Ho trovato tanti sacerdoti, e più volte sentendo la frase del vangelo: ‘La messe è molta, ma gli operai sono pochi. Pregate dunque il padrone della messe che mandi operai nella sua messe’ (Mt 9,36), pensavo sempre alla possibilità di consacrarmi al Signore e ho lasciato la porta del mio cuore aperta e il Signore non ha tardato a bussare.

Un giorno mi trovavo nel giardino di casa a leggere il mio vecchio libricino della prima comunione e nel leggere il rito della Santa Messa, in particolare le parole della consacrazione: ‘Prendete questo è il mio corpo… Prendete questo è il mio sangue…’, provai un brivido particolare e subito rivolgendomi a Gesù gli dissi: cosa vuoi da me? Da quel momento decido di farmi prete”.

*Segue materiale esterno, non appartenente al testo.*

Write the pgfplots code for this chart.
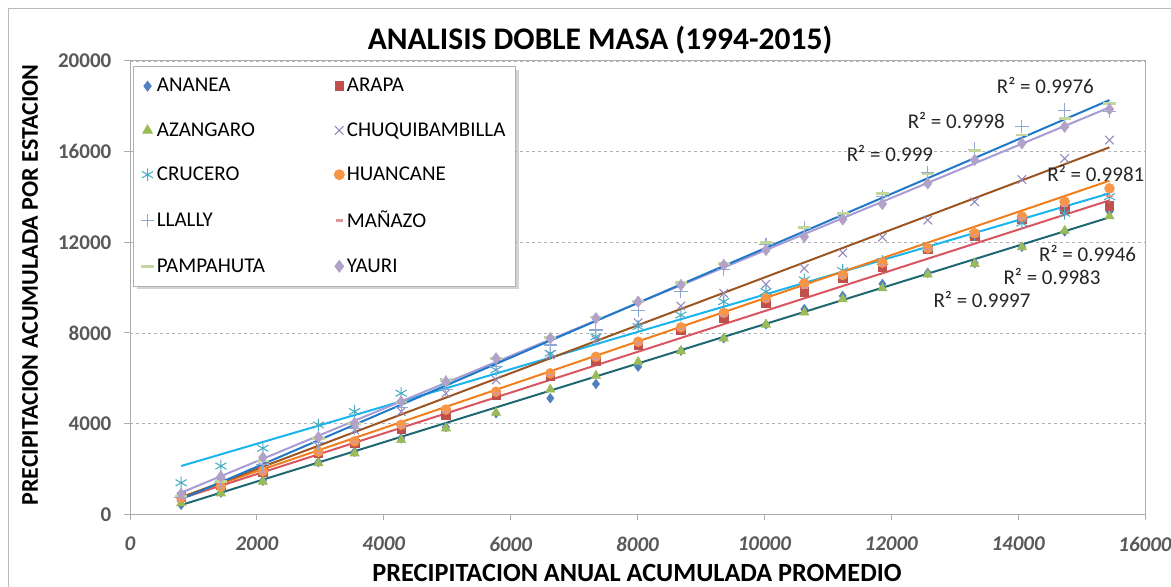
\documentclass[border=0pt]{standalone}
\usepackage{fontspec}
\setmainfont{Carlito}
\usepackage{pgfplots}
\usepackage{pgfplotstable}
\pgfplotsset{compat=1.18}
\usetikzlibrary{shadows}

\definecolor{cAnanea}{HTML}{4F81BD}
\definecolor{cArapa}{HTML}{C0504D}
\definecolor{cAzan}{HTML}{9BBB59}
\definecolor{cChuq}{HTML}{9585BD}
\definecolor{cCruc}{HTML}{4BACC6}
\definecolor{cHuan}{HTML}{F79646}
\definecolor{cLlal}{HTML}{8EA9D3}
\definecolor{cMan}{HTML}{D99694}
\definecolor{cPamp}{HTML}{C3D69B}
\definecolor{cYauri}{HTML}{B3A2C7}
\definecolor{tBlue}{HTML}{1F78C8}
\definecolor{tLav}{HTML}{A89CD4}
\definecolor{tBrown}{HTML}{9C5520}
\definecolor{tOrange}{HTML}{F07E1C}
\definecolor{tCyan}{HTML}{1AB4EE}
\definecolor{tRed}{HTML}{D95660}
\definecolor{tTeal}{HTML}{1F6872}
\definecolor{tickgray}{HTML}{595959}

\pgfplotstableread{
x ananea arapa azangaro chuq crucero huancane llally manazo pampahuta yauri
806 420 780 485 750 1390 740 750 700 800 900
1433 960 1290 925 1400 2130 1230 1400 1250 1450 1660
2095 1480 1880 1440 2100 2910 1900 2200 1850 2350 2510
2970 2300 2690 2250 3000 3940 2760 3150 2700 3350 3400
3540 2760 3130 2690 3720 4530 3220 3800 3180 4000 4020
4275 3350 3750 3280 4530 5340 3950 4700 3850 4950 4970
4980 3850 4380 3790 5340 5850 4620 5500 4500 5900 5850
5770 4460 5250 4480 5925 6370 5410 6510 5330 6880 6880
6625 5120 6100 5510 7030 7100 6220 7470 6150 7800 7765
7345 5750 6780 6115 7700 7830 6950 8130 6850 8700 8650
8010 6510 7470 6730 8450 8280 7615 9010 7530 9400 9380
8685 7220 8120 7200 9190 8790 8250 9820 8180 10230 10115
9360 7770 8650 7760 9750 9380 8890 10790 8760 11070 11000
10025 8380 9310 8370 10150 9820 9530 11900 9420 11980 11660
10630 9050 9820 8900 10850 10340 10190 12630 9980 12660 12240
11235 9630 10410 9490 11530 10750 10560 13150 10480 13260 13010
11860 10160 10920 9970 12220 11150 11100 14030 11000 14160 13690
12575 10650 11690 10580 12980 11750 11740 15080 11700 15020 14600
13315 11080 12280 11040 13790 12350 12400 16110 12330 16050 15630
14060 11800 13010 11780 14770 12850 13140 17100 13050 16730 16370
14733 12480 13450 12510 15700 13280 13790 17830 13600 17470 17100
15440 13350 13600 13150 16510 14010 14380 17760 14050 18130 17870
}\data

\begin{document}
\begin{tikzpicture}
\useasboundingbox (0,0) rectangle (878.25pt,439.5pt);
\draw[gray!55, line width=0.75pt] (6pt,-20pt) rectangle (900pt,432.75pt);
\node[font=\bfseries\fontsize{23.6}{28}\selectfont] at (450pt,409pt) {ANALISIS DOBLE MASA (1994-2015)};
\node[font=\bfseries\fontsize{19.7}{24}\selectfont] at (477.75pt,9.6pt) {PRECIPITACION ANUAL ACUMULADA PROMEDIO};
\node[font=\bfseries\fontsize{18}{22}\selectfont, rotate=90] at (22.5pt,225.75pt) {PRECIPITACION ACUMULADA POR ESTACION};
\begin{axis}[
  at={(97.5pt,53.78pt)}, anchor=south west,
  scale only axis, width=761.25pt, height=340pt,
  xmin=0, xmax=16000, ymin=0, ymax=20000,
  xtick={0,2000,...,16000}, ytick={0,4000,...,20000},
  scaled ticks=false,
  /pgf/number format/.cd, 1000 sep={}, assume math mode=true, /pgfplots/.cd,
  ymajorgrids,
  grid style={gray!60, dash pattern=on 2.5pt off 2pt, line width=0.6pt},
  axis line style={gray!65, line width=0.75pt},
  tick style={gray!65, line width=0.75pt},
  tick align=outside, major tick length=4.5pt,
  xtick pos=bottom, ytick pos=left,
  yticklabel style={font=\bfseries\fontsize{15.75}{18}\selectfont, text=tickgray, xshift=-6pt},
  xticklabel style={font=\bfseries\itshape\fontsize{15.75}{18}\selectfont, text=tickgray, yshift=-9pt},
  legend columns=2,
  legend cell align=left,
  legend image code/.code={\draw[mark repeat=2,mark phase=2,#1] plot coordinates {(0pt,0pt) (5pt,0pt) (10pt,0pt)};},
  legend style={at={(rel axis cs:0.003,0.989)}, anchor=north west,
    draw=gray!60, fill=white, line width=0.75pt,
    drop shadow={opacity=0.35, shadow xshift=2.5pt, shadow yshift=-2.5pt},
    font=\fontsize{15.75}{18}\selectfont,
    inner xsep=5.5pt, inner ysep=7pt, row sep=17.5pt,
    /tikz/every even column/.append style={column sep=50pt}},
]
\addplot[only marks, mark=diamond*, mark size=3.6pt, color=cAnanea] table[x=x,y=ananea]{\data};
\addlegendentry{ANANEA}
\addplot[only marks, mark=square*, mark size=3.2pt, color=cArapa] table[x=x,y=arapa]{\data};
\addlegendentry{ARAPA}
\addplot[only marks, mark=triangle*, mark size=4pt, color=cAzan] table[x=x,y=azangaro]{\data};
\addlegendentry{AZANGARO}
\addplot[only marks, mark=x, mark size=4.5pt, color=cChuq, mark options={line width=0.8pt}] table[x=x,y=chuq]{\data};
\addlegendentry{CHUQUIBAMBILLA}
\addplot[only marks, mark=asterisk, mark size=4.8pt, color=cCruc, mark options={line width=0.8pt}] table[x=x,y=crucero]{\data};
\addlegendentry{CRUCERO}
\addplot[only marks, mark=*, mark size=3.7pt, color=cHuan] table[x=x,y=huancane]{\data};
\addlegendentry{HUANCANE}
\addplot[only marks, mark=+, mark size=5pt, color=cLlal, mark options={line width=0.8pt}] table[x=x,y=llally]{\data};
\addlegendentry{LLALLY}
\addplot[only marks, mark=-, mark size=2.6pt, color=cMan, mark options={line width=1.8pt}] table[x=x,y=manazo]{\data};
\addlegendentry{MAÑAZO}
\addplot[only marks, mark=-, mark size=4.6pt, color=cPamp, mark options={line width=2pt}] table[x=x,y=pampahuta]{\data};
\addlegendentry{PAMPAHUTA}
\addplot[only marks, mark=diamond*, mark size=4.3pt, color=cYauri] table[x=x,y=yauri]{\data};
\addlegendentry{YAURI}
% trend lines
\addplot[forget plot, tTeal, line width=1.5pt] coordinates {(806,410) (15440,13100)};
\addplot[forget plot, tRed, line width=1.5pt] coordinates {(806,700) (15440,13850)};
\addplot[forget plot, tCyan, line width=1.5pt] coordinates {(806,2130) (15440,14160)};
\addplot[forget plot, tOrange, line width=1.5pt] coordinates {(806,760) (15440,14715)};
\addplot[forget plot, tBrown, line width=1.5pt] coordinates {(806,740) (15440,16190)};
\addplot[forget plot, tLav, line width=1.5pt] coordinates {(806,953) (15440,17950)};
\addplot[forget plot, tBlue, line width=1.5pt] coordinates {(806,660) (15440,18275)};
\begin{scope}[every node/.style={font=\fontsize{15.75}{18}\selectfont, text=black!85}]
\node at (axis cs:14430,18940) {R² = 0.9976};
\node at (axis cs:13024,17366) {R² = 0.9998};
\node at (axis cs:11980,15928) {R² = 0.999};
\node at (axis cs:15225,15045) {R² = 0.9981};
\node at (axis cs:15096,11516) {R² = 0.9946};
\node at (axis cs:14534,10483) {R² = 0.9983};
\node at (axis cs:13431,9455) {R² = 0.9997};
\end{scope}
\end{axis}
\end{tikzpicture}
\end{document}
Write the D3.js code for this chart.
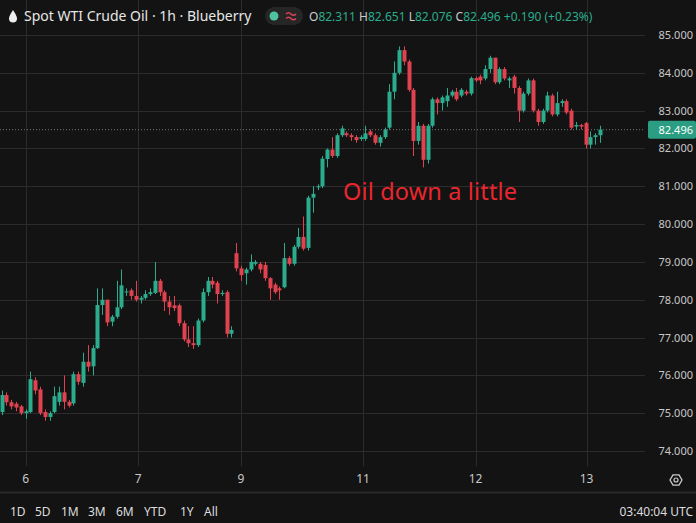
<!DOCTYPE html>
<html><head><meta charset="utf-8">
<script src="https://cdn.jsdelivr.net/npm/d3@7"></script>
<style>body{margin:0;background:#131313;}svg{display:block;font-family:"Noto Sans",sans-serif;}</style>
</head><body><svg id="c" width="696" height="523"></svg>
<script>
const opens=[75.03,75.48,75.29,75.25,75.18,75.0,75.03,75.87,75.63,75.03,74.9,75.03,75.3,75.55,75.3,75.26,76.03,75.8,76.36,76.24,76.72,77.86,78.0,77.42,77.55,77.8,78.2,78.25,78.1,78.0,78.05,78.15,78.18,78.5,78.2,77.95,77.85,77.85,77.38,76.95,76.85,76.8,77.45,78.2,78.5,78.45,78.15,78.2,77.1,
79.23,78.83,78.7,78.8,78.95,78.95,78.92,78.57,78.4,78.3,78.33,79.1,78.95,79.4,79.66,79.37,80.7,80.97,81.0,81.72,81.97,81.8,82.35,82.4,82.35,82.3,82.25,82.25,82.45,82.35,82.15,82.3,82.55,83.5,84.0,84.6,84.3,83.55,82.2,82.6,81.7,82.6,83.3,83.2,83.25,83.4,83.5,83.4,83.5,83.45,83.86,83.9,83.85,84.1,84.4,83.75,84.1,83.8,83.9,83.6,83.0,83.45,83.8,83.0,82.7,83.0,83.4,82.9,83.2,83.25,83.0,82.58,82.62,82.67,82.1,82.3,82.35];
const closes=[75.48,75.29,75.18,75.15,75.0,75.05,75.9,75.6,75.0,74.9,75.0,75.45,75.55,75.3,75.2,76.03,75.83,76.36,76.23,76.72,77.86,78.0,77.4,77.55,77.8,78.38,78.22,78.1,78.0,78.05,78.15,78.2,78.5,78.2,77.95,77.8,77.78,77.38,76.95,76.85,76.8,77.45,78.2,78.5,78.4,78.15,78.18,77.1,77.2,
78.83,78.65,78.8,79.0,79.0,78.8,78.57,78.3,78.2,78.25,79.1,78.95,79.4,79.66,79.35,80.7,80.8,81.0,81.73,81.97,81.8,82.35,82.53,82.35,82.3,82.22,82.3,82.4,82.35,82.15,82.3,82.5,83.5,84.0,84.6,84.3,83.55,82.2,82.6,81.7,82.6,83.3,83.2,83.35,83.4,83.5,83.3,83.55,83.45,83.86,83.8,83.8,84.1,84.4,83.75,84.1,83.85,83.85,83.6,83.0,83.45,83.8,83.0,82.7,83.0,83.4,82.9,83.2,83.25,82.95,82.55,82.62,82.58,82.1,82.3,82.35,82.5];
const highs=[75.6,75.55,75.35,75.3,75.22,75.1,76.1,75.95,75.7,75.1,75.05,75.7,75.7,76.0,75.35,76.1,76.1,76.6,76.8,76.8,78.3,78.3,78.0,77.6,78.5,78.8,78.3,78.3,78.5,78.1,78.25,78.3,79.0,78.55,78.25,78.1,78.1,77.9,77.45,77.3,77.3,77.5,78.3,78.6,78.6,78.5,78.25,78.25,77.3,
79.5,78.9,78.85,79.2,79.05,79.0,79.0,78.6,78.45,78.35,79.5,79.15,79.45,79.9,80.2,80.75,81.0,81.05,81.8,82.0,82.3,82.4,82.6,82.45,82.4,82.35,82.35,82.6,82.5,82.4,82.35,82.55,83.7,84.3,84.7,84.7,84.35,83.6,82.7,82.65,82.65,83.35,83.35,83.4,83.6,83.55,83.6,83.6,83.55,83.9,83.9,83.95,84.2,84.45,84.4,84.15,84.15,83.9,83.95,83.65,83.5,83.85,83.85,83.05,83.05,83.5,83.45,83.5,83.3,83.3,83.05,82.7,82.65,82.7,82.45,82.4,82.6];
const lows=[74.95,75.2,75.1,75.05,74.95,74.85,75.0,75.5,74.95,74.8,74.8,75.0,75.2,75.1,75.15,75.2,75.75,75.7,76.1,76.0,76.7,77.6,77.3,77.3,77.5,77.75,78.1,78.0,77.95,77.9,78.0,78.1,78.15,78.1,77.7,77.6,77.7,77.3,76.9,76.75,76.7,76.75,77.4,78.1,78.3,77.9,78.1,77.0,77.0,
78.75,78.5,78.4,78.75,78.9,78.7,78.5,78.0,78.15,78.0,78.3,78.9,78.9,79.35,79.3,79.3,80.3,80.9,80.95,81.5,81.75,81.75,82.3,82.3,82.2,82.15,82.2,82.2,82.3,82.1,82.05,82.25,82.5,83.3,83.95,84.2,83.5,81.8,82.1,81.5,81.6,82.55,82.9,83.0,83.1,83.35,83.25,83.35,83.4,83.4,83.75,83.7,83.8,84.0,83.7,83.7,83.8,83.6,83.45,82.7,82.95,83.4,82.95,82.6,82.65,82.95,82.85,82.85,83.1,82.9,82.5,82.5,82.5,82.0,82.0,82.1,82.15];
const dayLabels=["6","7","9","11","12","13"];
const dayIndex=[5,28.5,50,75.5,99,122.2];
const priceTicks=[74,75,76,77,78,79,80,81,82,83,84,85];
const lastPrice=82.496;
const ranges=["1D","5D","1M","3M","6M","YTD","1Y","All"];

const svg=d3.select("#c");
const G="#2bac8c",R="#e0434f";
const x=d3.scaleLinear().domain([0,125]).range([1.7,600]);
const y=d3.scaleLinear().domain([74,85]).range([451,35]);
const grid="#2c2c2c";
svg.selectAll(".hg").data(priceTicks).join("line").attr("x1",0).attr("x2",645)
 .attr("y1",d=>Math.round(y(d))+.5).attr("y2",d=>Math.round(y(d))+.5).attr("stroke",grid);
svg.selectAll(".vg").data(dayIndex).join("line").attr("x1",d=>Math.round(x(d))+.5).attr("x2",d=>Math.round(x(d))+.5)
 .attr("y1",0).attr("y2",466).attr("stroke",grid);
svg.selectAll(".pl").data(priceTicks).join("text").attr("x",693).attr("y",d=>y(d)+4).attr("text-anchor","end")
 .attr("fill","#c8c8c8").attr("font-size",11).text(d=>d.toFixed(3));
svg.selectAll(".dl").data(dayLabels).join("text").attr("x",(d,i)=>x(dayIndex[i])).attr("y",483).attr("text-anchor","middle")
 .attr("fill","#c8c8c8").attr("font-size",12).text(d=>d);
svg.append("line").attr("x1",0).attr("x2",645).attr("y1",y(lastPrice)).attr("y2",y(lastPrice)).attr("stroke","#777").attr("stroke-dasharray","1,2");
svg.append("rect").attr("x",648).attr("y",y(lastPrice)-9).attr("width",48).attr("height",18).attr("rx",2).attr("fill","#2a9d82");
svg.append("text").attr("x",693).attr("y",y(lastPrice)+4).attr("text-anchor","end").attr("fill","#fff").attr("font-size",11).text(lastPrice.toFixed(3));
const idx=d3.range(opens.length);
svg.selectAll(".wk").data(idx).join("line").attr("x1",i=>Math.round(x(i))+.5).attr("x2",i=>Math.round(x(i))+.5)
 .attr("y1",i=>y(highs[i])).attr("y2",i=>y(lows[i])).attr("stroke",i=>closes[i]>=opens[i]?G:R);
svg.selectAll(".bd").data(idx).join("rect").attr("x",i=>Math.round(x(i))-1.5).attr("width",4)
 .attr("y",i=>y(Math.max(opens[i],closes[i])))
 .attr("height",i=>Math.max(1,Math.abs(y(opens[i])-y(closes[i]))))
 .attr("fill",i=>closes[i]>=opens[i]?G:R);
svg.append("text").attr("x",343).attr("y",200).attr("fill","#e8262d").attr("font-size",23.5).attr("textLength",174).text("Oil down a little");
svg.append("path").attr("d","M13 10 Q9 16 9 18.5 A4 4 0 0 0 17 18.5 Q17 16 13 10Z").attr("fill","#eee");
svg.append("text").attr("x",24).attr("y",21).attr("fill","#e6e6e6").attr("font-size",14).text("Spot WTI Crude Oil · 1h · Blueberry");
svg.append("rect").attr("x",265).attr("y",7).attr("width",38).attr("height",18).attr("rx",9).attr("fill","#262626");
svg.append("circle").attr("cx",274).attr("cy",16).attr("r",4.5).attr("fill","#4fc3a1");
svg.append("path").attr("d","M286 14 q2.5 -2.5 5 0 t5 0 M286 18.5 q2.5 -2.5 5 0 t5 0").attr("fill","none").attr("stroke","#e0435a").attr("stroke-width",1.4);
const hdr=[["O","82.311"],["H","82.651"],["L","82.076"],["C","82.496"]];
const t=svg.append("text").attr("x",309).attr("y",21).attr("font-size",12);
hdr.forEach(h=>{t.append("tspan").attr("fill","#ccc").text(h[0]);t.append("tspan").attr("fill",G).text(h[1]+" ");});
t.append("tspan").attr("fill",G).text("+0.190 (+0.23%)");
svg.append("line").attr("x1",0).attr("x2",696).attr("y1",492.5).attr("y2",492.5).attr("stroke","#2a2a2a").attr("stroke-width",2);
svg.selectAll(".rg").data(ranges).join("text").attr("x",(d,i)=>[10,35,61,88,116,144,180,204][i]).attr("y",516)
 .attr("fill","#ddd").attr("font-size",12).text(d=>d);
svg.append("text").attr("x",693).attr("y",516).attr("text-anchor","end").attr("fill","#ddd").attr("font-size",12).text("03:40:04 UTC");
svg.append("path").attr("d",d3.range(6).map(k=>{const a=Math.PI/3*k;return (k?"L":"M")+(676+6*Math.cos(a))+" "+(480+6*Math.sin(a));}).join("")+"Z")
 .attr("fill","none").attr("stroke","#ccc").attr("stroke-width",1.3);
svg.append("circle").attr("cx",676).attr("cy",480).attr("r",2).attr("fill","none").attr("stroke","#ccc").attr("stroke-width",1.2);
</script></body></html>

Hai  mai provato lo scoraggiamento di non farcela?
“All’inizio della mia scelta vocazionale si ho avuto lo scoraggiamento di non farcela perché io nasco con una paresi alle gambe che ha sempre comportato il camminare in modo non corretto. Fu proprio in parrocchia durante la celebrazione delle prime comunioni che avvenne qualcosa di veramente triste per me. Mentre servivo la messa cado a terra. Da quel giorno si perde il mio coraggio. Mi dicevo: se non riesco a tenere un calice come posso fare altro”.

E come lo hai superato?
“Il cammino di fede è un cammino che non si più fare da soli, ma in comunione, insieme agli altri. Per discernere la volontà di Dio abbiamo bisogno della sua grazia, di tanta preghiera, ma anche dell’aiuto e della guida di un padre spirituale che ci mette dinanzi ciò che Dio vuole, ciò che Dio chiede, poi la scelta è sempre della persona. In quel momento così difficile per me, fu proprio l’aiuto del Padre spirituale a farmi ritrovare il coraggio. Inoltre, ad aiutarmi fu anche l’esempio vivente di Papa Giovanni Paolo II che ebbi la grazia di conoscere personalmente e di ricevere la sua benedizione e così decisi di continuare il cammino intrapreso”.

Con quale stile annunciare ai giovani il Vangelo?
“L’avermi voluto sacerdote è il dono più bello e prezioso che il Signore mi poteva concedere ma, allo stesso tempo, è una missione che puoi assolvere solo se possiedi gli occhi di Gesù, la sua bocca e, soprattutto il suo stesso cuore. Ai giovani bisogna far comprendere che sono nel cuore di Gesù e lui li vuole salvi. Gesù non chiede di essere tristi o bigotti.

Si può stare insieme, ci si può divertire, giocare scherzare senza mettere a rischio la propria vita. A volte i giovani sono tristi non perché non hanno le cose, sono tristi perché non hanno Gesù nel cuore. Per salvare un giovane e annunciargli Gesù ti devi mettere accanto a lui, prenderlo per mano, capire chi è, cosa ha, cosa vuole e fargli scoprire che solo il Cristo può dargli la gioia vera”.